Fue en ese momento en que el periodista le pidió a la colega una entrevista. Fue para una serie que se tituló este último verano 'Ahora que no nos oye nadie'. Ella dijo que no, qué voy a decir yo, qué ocurrencia la tuya, hasta que, al fin, volviendo precisamente del territorio que parece transitar esa literatura, nos sentamos a hablar en un hotel sin personalidad de Barcelona.
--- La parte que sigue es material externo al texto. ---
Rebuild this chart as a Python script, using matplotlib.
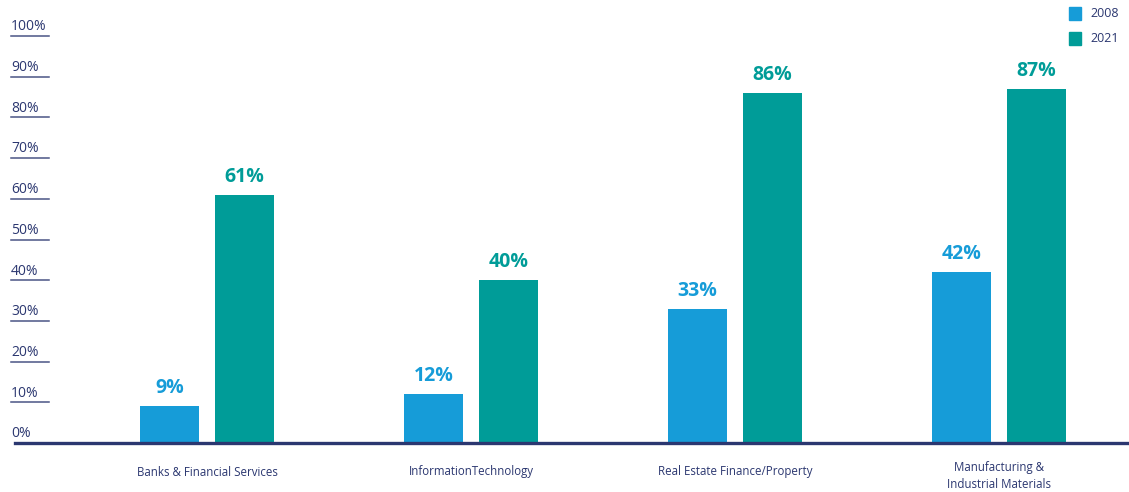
import matplotlib.pyplot as plt
import matplotlib.transforms as mtransforms
import numpy as np

plt.rcParams["font.family"] = ["Open Sans", "DejaVu Sans"]

NAVY  = "#2b3770"
BLUE  = "#169cd8"
TEAL  = "#009c98"

categories = ["Banks & Financial Services", "InformationTechnology",
              "Real Estate Finance/Property", "Manufacturing &\nIndustrial Materials"]
years      = ["2008", "2021"]
share_2008 = [9, 12, 33, 42]
share_2021 = [61, 40, 86, 87]
y_ticks    = [0, 10, 20, 30, 40, 50, 60, 70, 80, 90, 100]

W, H = 1129, 492
fig = plt.figure(figsize=(W / 100, H / 100), dpi=100)
ax = fig.add_axes([15 / W, (H - 443) / H, (W - 15) / W, 407 / H])

x = np.arange(len(categories))
bw, off = 0.2235, 0.142
ax.bar(x - off, share_2008, bw, color=BLUE, zorder=2)
ax.bar(x + off, share_2021, bw, color=TEAL, zorder=2)

for xi, a, b in zip(x, share_2008, share_2021):
    ax.text(xi - off, a + 2.0, f"{a}%", ha="center", va="bottom",
            fontsize=14, fontweight="bold", color=BLUE)
    ax.text(xi + off, b + 2.0, f"{b}%", ha="center", va="bottom",
            fontsize=14, fontweight="bold", color=TEAL)

ax.set_xlim(-0.727, 3.492)
ax.set_ylim(0, 100)
ax.axis("off")

# baseline
ax.axhline(0, color=NAVY, lw=2.4, zorder=3, clip_on=False)

# y labels with short underlines at the left edge
tr = mtransforms.blended_transform_factory(fig.transFigure, ax.transData)
for t in y_ticks:
    ax.text(11 / W, t + 0.4, f"{t}%", transform=tr, ha="left", va="bottom",
            fontsize=10, color=NAVY, clip_on=False)
    if t > 0:
        ax.plot([11 / W, 49 / W], [t, t], transform=tr, color=NAVY,
                lw=1.1, alpha=0.85, clip_on=False)

# category names under the axis
trx = mtransforms.blended_transform_factory(ax.transData, fig.transFigure)
for xi, name in zip(x, categories):
    n = name.count("\n")
    ax.text(xi, (H - 472 - 4 * n) / H, name, transform=trx, ha="center", va="center",
            fontsize=8.3, color=NAVY, linespacing=1.35, clip_on=False)

# legend
for i, (yr, c) in enumerate(zip(years, [BLUE, TEAL])):
    yc = 13.5 + i * 25
    fig.patches.append(plt.Rectangle((1069 / W, (H - yc - 6) / H), 12 / W, 12 / H,
                                     transform=fig.transFigure, color=c))
    fig.text(1090 / W, (H - yc) / H, yr, ha="left", va="center",
             fontsize=9, color=NAVY)

fig.savefig("out.png", dpi=100)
Ella estaba tan abrumada del viaje, tan cansada, que aceptó una parte de mi bocadillo, tomó agua como si viniera del desierto y de aquella conversación para la que yo había tomado más de sesenta notas, como si estuviera, a base de apuntes, reescribiendo la novela, salió una de las entrevistas más bellas (por lo que dijo, por la mirada que puso hasta el fondo de lo que yo iba escuchando) que he hecho en mi vida.

Entrevistar a una colega es difícil, sobre todo si desde el principio se empeña en ver truco donde hay preguntas, y ella me hizo el favor de sentirme un periodista escuchando, sus ojos acuosos, el calor de su memoria reconstruyendo el paisaje de Campotéjar, Granada, el recuerdo de la vida que va inspirando La forastera dicho en ese mediodía agreste de Barcelona, miles de extranjeros agolpándose en la Plaza de Cataluña, tatuajes y mendigos, ella acabando el bocadillo (“¿de veras estoy diciendo algo que valga la pena?, ¿no querrás un café, algo de agua?, ¿a qué hora sale tu tren?, de veras que…?” ) y hablando, por ejemplo, de Rusia (“Que la OTAN quiera acercarse tanto a Rusia es una ofensa para ellos”) con la misma certeza o con la misma duda con que en su literatura mezcla poesía y prosa como quien busca adentro (y no afuera, no en el ruido) lo que recuerda y no lo que quiere olvidar.

Cuando al fin me puse a la máquina para darle forma a la entrevista, para enviarla al periódico (se publicó en casi todos los diarios de Prensa Ibérica, empezando por El Periódico de España, en torno al 16 de agosto de 2022, hace nada), se me ocurrió asociar a Olga a un personaje inventado por Alfredo Bryce Echenique (en La amigdalitis de Tarzán) al que él le atribuyó este hermoso resumen escrito por Hemingway: “Conoció la angustia y el dolor, pero nunca estuvo triste una mañana”.

Hablando con ella sentí ese pudor que no sé si es propio o no de los periodistas: la libertad de querer abrazar a aquel al que has preguntado, pues ella inspira cercanía y abrazo, por esa parte de angustia y de dolor que transmite lo que recuerda y también por la fuerza con la que muestra, cada mañana, en lo que escribe en los periódicos, por lo que guarda en su mirada, siempre que responde a la llamada de la escritura. Pocos como ella abrazan la escritura con esta pasión, con esta intuición de lo que es la literatura cuando de veras va quemando por dentro y al final es más un corazón que simplemente un libro.